● YOUR TASK:
Among the entries below, copy only the span from the line containing "Generate a web" through the line containing "const yTicks = [260, 280, 300, 320, 340];". Do so exactly, and skip the pictures.

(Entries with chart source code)
━━━━━━
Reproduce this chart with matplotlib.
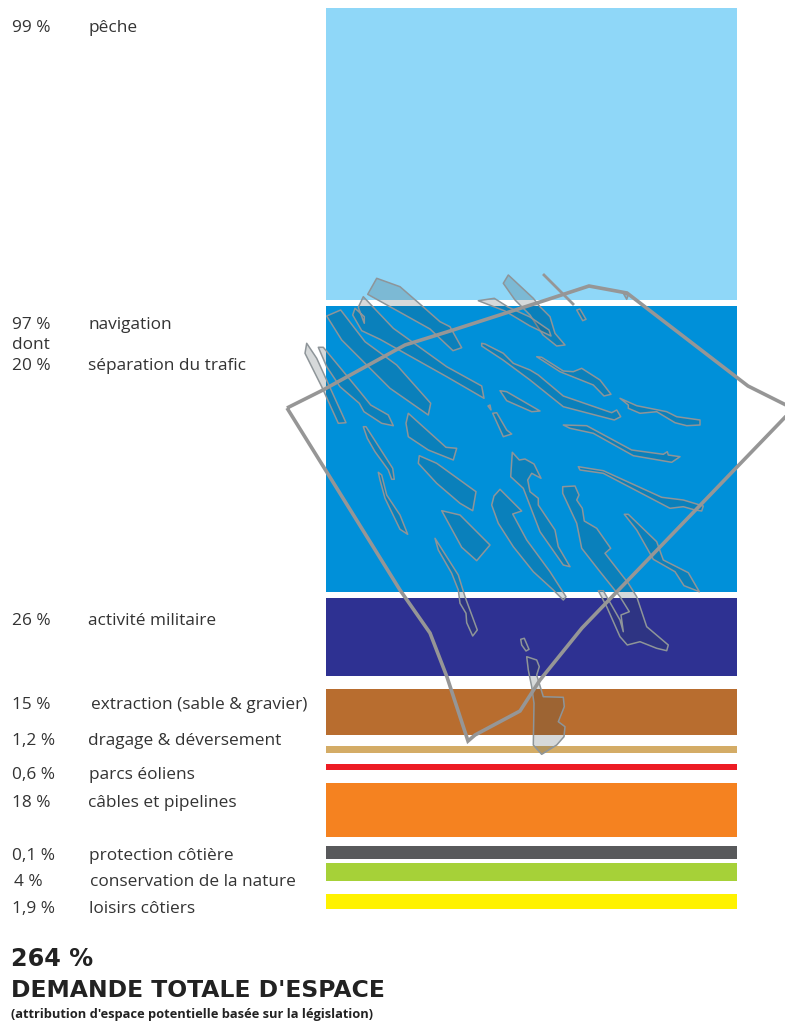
from matplotlib import pyplot as plt
from matplotlib.patches import Polygon

plt.rcParams['font.family'] = ['Open Sans', 'DejaVu Sans']

# demand per use, as printed
PERCENTS = ['99 %', '97 %', 'dont', '20 %', '26 %', '15 %', '1,2 %', '0,6 %', '18 %', '0,1 %', '4 %', '1,9 %']
USES = ['pêche', 'navigation', '', 'séparation du trafic', 'activité militaire',
        'extraction (sable & gravier)', 'dragage & déversement', 'parcs éoliens',
        'câbles et pipelines', 'protection côtière', 'conservation de la nature', 'loisirs côtiers']
TEXT_Y = [27, 324, 344, 365, 620, 704, 740, 774, 802, 855, 881, 908]
PERCENT_X = [12, 12, 12, 12, 12, 12, 12, 12, 12, 12, 14, 12]
USE_X = [88, 88, 88, 88, 88, 91, 88, 89, 88, 89, 90, 89]

# bands, in picture pixels
BAND_TOP = [8, 306, 598, 689, 746, 764, 783, 846, 863, 894]
BAND_BOTTOM = [300, 592, 676, 735, 753, 770, 837, 859, 881, 909]
BAND_COLORS = ['#8FD7F8', '#0090D9', '#2E3192', '#B86D2F', '#D4AC66',
               '#ED1C24', '#F58220', '#58595B', '#A6D138', '#FFF200']

# outline of the sea area
SEA_OUTLINE = [(287, 408), (323, 390), (405, 345), (450, 331), (540, 302), (589, 286), (627, 293),
               (748, 386), (792, 408), (792, 410), (737, 467), (582, 628), (540, 680), (520, 711),
               (475, 735), (468, 741), (447, 677), (430, 633), (400, 590)]
STRAY_LINE = [(544, 275), (573, 304)]

# traffic separation zones
ZONE_A = [(376.7, 278.3), (400, 286.7), (423, 306.7), (440, 321.7), (450, 326.7), (461.7, 347.7),
          (453, 350.7), (430, 329), (390, 306.7), (367.7, 294.3)]
ZONE_B = [(363.3, 296.7), (393.3, 328.3), (446.7, 366.7), (481.7, 386), (484, 398.3), (446.7, 376.7),
          (380, 339.3), (361.7, 330.7), (352.7, 315), (355, 308.3), (364.3, 316.7), (364.3, 323.3),
          (358.3, 307.3)]
ZONE_C = [(326.7, 316), (340.7, 310), (365, 341.7), (396.7, 365), (430.7, 403.3), (428.3, 415),
          (390, 388.3), (341.7, 340)]
ZONE_D = [(306.7, 343.3), (316.7, 358.3), (346, 422.7), (338.3, 423.3), (321.7, 386.7), (305, 353.3)]
ZONE_E = [(318.3, 347.3), (323.3, 347.3), (360, 391.7), (370.7, 405), (388.3, 415), (393.3, 425.7),
          (381.7, 423.3), (364, 411.7), (359.3, 403.3), (340, 386.7), (326.7, 366.7)]
ZONE_F = [(363.3, 426.7), (366, 426.7), (392.7, 468.3), (394.3, 479.3), (391.7, 479.3), (388.3, 470),
          (375, 451.7), (367.3, 438.3)]
ZONE_G = [(408.3, 413.3), (446, 447.3), (456.7, 448.3), (453.3, 460), (428.3, 450), (408.3, 436.7),
          (406, 423.3)]
ZONE_H = [(419.3, 455.7), (436.7, 463.3), (476, 491.7), (472.7, 510.7), (460, 503.3), (436.7, 483.3),
          (418.3, 463.3)]
ZONE_I = [(378.3, 472.3), (381.7, 475), (386.7, 495), (400, 515), (407.7, 534.3), (400, 529.3),
          (385, 498.3), (380, 480)]
ZONE_J = [(441.7, 510.7), (460, 515), (490, 545), (476.7, 560.7), (461.7, 547.3)]
ZONE_K = [(435, 538.3), (458.3, 575), (465, 596.7), (477.3, 630), (472.7, 636), (466.7, 622.7),
          (466, 613.3), (460, 603.3), (458.3, 590), (451.7, 573.3), (438.3, 550)]
ZONE_L = [(500, 489.3), (521.7, 511), (512.7, 514), (526.7, 540), (550, 571.7), (566, 596.7),
          (563.3, 600), (553.3, 590), (533.3, 571.7), (513.3, 546.7), (498.3, 523.3), (491.7, 505),
          (494, 496)]
ZONE_M = [(512.3, 452.3), (519.3, 460), (525, 459), (534, 464), (541, 478.3), (531.7, 473.3),
          (527.7, 480), (530, 491.7), (538.3, 498.3), (538.3, 505), (555, 530), (558.3, 546.7),
          (570, 566.7), (563.3, 565), (540, 531.7), (523.3, 488.3), (510.7, 476.7)]
ZONE_N = [(562.7, 486.7), (575, 486), (579, 495), (576.7, 500), (582.3, 508.3), (584.3, 521),
          (596.7, 528.3), (610.7, 548.3), (605, 553.3), (628.3, 583.3), (636.7, 596.7), (646.7, 626.7),
          (668.3, 645), (666.7, 650.7), (656.7, 648.3), (640, 641.7), (627.3, 645), (620, 636.7),
          (606.7, 606.7), (598.3, 590.7), (603.3, 590.7), (620, 620), (623.3, 631.7), (621, 615),
          (629.3, 611.7), (620, 596.7), (600, 571.7), (581.7, 548.3), (576.7, 523.3), (562.7, 493.3)]
ZONE_O = [(624.3, 514.3), (628.3, 514.3), (656.7, 541.7), (663.3, 560), (688.3, 572.7), (699.3, 591.7),
          (684, 585.7), (675, 571.7), (653.3, 559.3), (636.7, 530)]
ZONE_P = [(578.3, 466.7), (603.3, 470.7), (661.7, 497.3), (683.3, 500), (703.3, 506), (701.7, 511),
          (695, 510), (683.3, 506.7), (670, 508.3), (603.3, 473.3), (580, 470)]
ZONE_Q = [(536.7, 356.7), (541.7, 357.3), (563.3, 371), (573.3, 371.7), (581.7, 368.3), (600, 380),
          (611, 394.3), (604, 396), (593.3, 385), (560, 371.7)]
ZONE_R = [(481.7, 343.3), (485, 344), (503.3, 353.3), (513.3, 363.3), (530, 370), (538.3, 375),
          (563.3, 396), (611.7, 412.7), (616.7, 410), (620.7, 416.7), (614.3, 420), (563.3, 406.7),
          (530, 380), (503, 360), (481.7, 346)]
ZONE_S = [(500, 390.7), (506.7, 391.7), (540, 411), (531.7, 411.7), (506.7, 400.7)]
ZONE_T = [(488, 406), (490, 405), (491, 410)]
ZONE_U = [(492.7, 413.3), (496.7, 412.7), (506.7, 430), (511.7, 434), (503.3, 436.7)]
ZONE_V = [(620, 398.3), (636.7, 405.7), (666.7, 411.7), (676.7, 416.7), (700, 420), (700, 425),
          (686.7, 425.7), (675, 422.7), (656.7, 411.7), (640, 413.3), (628.3, 408.3), (628.3, 405)]
ZONE_W = [(563.3, 425), (586.7, 425.7), (631.7, 450), (663.3, 454.3), (667.3, 451.7), (668.3, 455),
          (680, 456.7), (671.7, 462.3), (633.3, 455.7), (593.3, 433.3), (570, 428.3)]
ZONE_X = [(503.3, 283.3), (508.3, 275), (533.3, 298.3), (540, 306.7), (550, 316.7), (555, 333.3),
          (565, 345), (556.7, 346), (543, 335), (530, 315), (515, 300)]
ZONE_Y = [(478.3, 300.7), (494.3, 298.3), (508, 307), (530, 317), (549, 330), (551, 336), (530, 326),
          (505, 311)]
ZONE_Z = [(576.7, 310), (580, 309), (586, 319.3), (582.7, 320.7)]
ZONE_TICK = [(623.3, 293.3), (628.3, 295), (626.7, 299.3)]
ZONE_OVAL = [(520.7, 639.3), (524.3, 638.3), (529, 649.3), (526, 651), (521.7, 645)]
ZONE_SOUTH = [(526.7, 656.7), (536.7, 660), (539.3, 666.7), (536.7, 675), (543.3, 696.7), (563.3, 697.3),
              (564.3, 706.7), (558.3, 721.7), (565, 726.7), (564, 736.7), (556.7, 745), (541.7, 754.3),
              (533.3, 745), (534, 703.3), (531.7, 686.7), (528.3, 670)]
ZONES = [ZONE_A, ZONE_B, ZONE_C, ZONE_D, ZONE_E, ZONE_F, ZONE_G, ZONE_H, ZONE_I, ZONE_J, ZONE_K, ZONE_L,
         ZONE_M, ZONE_N, ZONE_O, ZONE_P, ZONE_Q, ZONE_R, ZONE_S, ZONE_T, ZONE_U, ZONE_V, ZONE_W, ZONE_X,
         ZONE_Y, ZONE_Z, ZONE_TICK, ZONE_OVAL, ZONE_SOUTH]

TEXT_COLOR = '#333333'
LINE_COLOR = '#969696'


def main():
    fig = plt.figure(figsize=(7.85, 10.21), dpi=100)
    ax = fig.add_axes([0, 0, 1, 1])
    ax.set_xlim(0, 785)
    ax.set_ylim(1021, 0)
    ax.axis('off')

    for top, bottom, color in zip(BAND_TOP, BAND_BOTTOM, BAND_COLORS):
        ax.bar(325.5, bottom - top, width=411, bottom=top, align='edge', color=color, linewidth=0)

    for zone in ZONES:
        ax.add_patch(Polygon(zone, closed=True, facecolor=(0.2, 0.26, 0.28, 0.2),
                             edgecolor='#8E9599', linewidth=1.1, joinstyle='round'))

    ax.add_patch(Polygon(SEA_OUTLINE, closed=True, fill=False, edgecolor=LINE_COLOR, linewidth=2.6,
                         joinstyle='miter'))
    ax.plot(*zip(*STRAY_LINE), color=LINE_COLOR, linewidth=2.0)

    for pct, use, y, xp, xu in zip(PERCENTS, USES, TEXT_Y, PERCENT_X, USE_X):
        ax.text(xp, y + 1, pct, color=TEXT_COLOR, fontsize=12.4, va='center')
        ax.text(xu, y + 1, use, color=TEXT_COLOR, fontsize=12.4, va='center')

    title_font = ['DejaVu Sans']
    ax.text(11, 959, '264 %', color='#222222', fontsize=17.2, fontweight='bold', va='center', family=title_font)
    ax.text(11, 990, "DEMANDE TOTALE D'ESPACE", color='#222222', fontsize=16.9, fontweight='bold', va='center',
            family=title_font)
    ax.text(11, 1014, "(attribution d'espace potentielle basée sur la législation)", color='#222222',
            fontsize=9.3, fontweight='bold', va='center')

    plt.savefig('out.png', dpi=100)


if __name__ == '__main__':
    main()
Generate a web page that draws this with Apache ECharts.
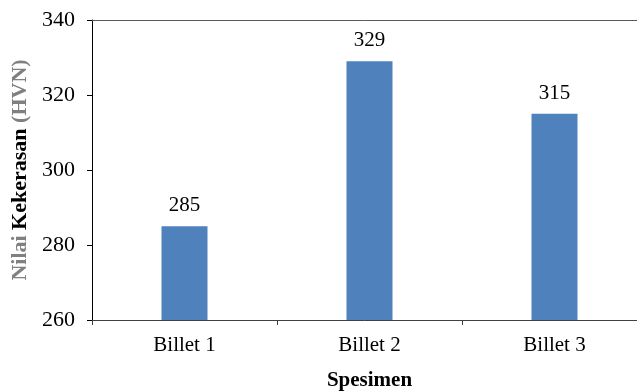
<!DOCTYPE html>
<html>
<head>
<meta charset="utf-8">
<script src="https://cdn.jsdelivr.net/npm/echarts@6/dist/echarts.min.js"></script>
<style>
  html, body { margin: 0; padding: 0; background: #fff; overflow: hidden; }
  #chart { width: 637px; height: 392px; }
</style>
</head>
<body>
<div id="chart"></div>
<script>
// Hardness per specimen
const categories = ['Billet 1', 'Billet 2', 'Billet 3'];
const hardness = [285, 329, 315];
const yTicks = [260, 280, 300, 320, 340];

const serif = '"Liberation Serif", "Times New Roman", serif';
const chart = echarts.init(document.getElementById('chart'), null, { renderer: 'canvas' });

chart.setOption({
  animation: false,
  // plot area runs a little past the right edge of the canvas
  grid: { left: 92, width: 555, top: 20, bottom: 72, containLabel: false, outerBoundsMode: 'none' },
  xAxis: [{
    type: 'category',
    data: categories,
    position: 'bottom',
    axisLine: { lineStyle: { color: '#404040', width: 1 } },
    axisTick: { show: true, length: 5, lineStyle: { color: '#404040' } },
    axisLabel: { fontFamily: serif, fontSize: 21, color: '#000', margin: 15 },
    name: 'Spesimen',
    nameLocation: 'middle',
    nameGap: 50,
    nameTextStyle: { fontFamily: serif, fontSize: 21, fontWeight: 'bold', color: '#000' }
  }, {
    type: 'category',
    data: categories,
    position: 'top',
    axisLine: { show: true, lineStyle: { color: '#595959', width: 1 } },
    axisTick: { show: false },
    axisLabel: { show: false }
  }],
  yAxis: {
    type: 'value',
    min: yTicks[0],
    max: yTicks[yTicks.length - 1],
    interval: yTicks[1] - yTicks[0],
    axisLine: { show: true, lineStyle: { color: '#000', width: 1 } },
    axisTick: { show: true, length: 5, lineStyle: { color: '#000' } },
    splitLine: { show: false },
    axisLabel: { fontFamily: serif, fontSize: 22, color: '#000', margin: 17 },
    name: '{g|Nilai }{b|Kekerasan}{g| (HVN)}',
    nameLocation: 'middle',
    nameGap: 60,
    nameRotate: 90,
    nameTextStyle: {
      rich: {
        g: { fontFamily: serif, fontSize: 22, fontWeight: 'bold', color: '#808080' },
        b: { fontFamily: serif, fontSize: 22, fontWeight: 'bold', color: '#000' }
      }
    }
  },
  series: [{
    type: 'bar',
    data: hardness,
    barWidth: 46,
    itemStyle: { color: '#4F81BD' },
    label: {
      show: true,
      position: 'top',
      distance: 10,
      fontFamily: serif,
      fontSize: 21,
      color: '#000'
    }
  }]
});
</script>
</body>
</html>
━━━━━━
● COMPLETED TASK:
Generate a web page that draws this with Apache ECharts.
<!DOCTYPE html>
<html>
<head>
<meta charset="utf-8">
<script src="https://cdn.jsdelivr.net/npm/echarts@6/dist/echarts.min.js"></script>
<style>
  html, body { margin: 0; padding: 0; background: #fff; overflow: hidden; }
  #chart { width: 637px; height: 392px; }
</style>
</head>
<body>
<div id="chart"></div>
<script>
// Hardness per specimen
const categories = ['Billet 1', 'Billet 2', 'Billet 3'];
const hardness = [285, 329, 315];
const yTicks = [260, 280, 300, 320, 340];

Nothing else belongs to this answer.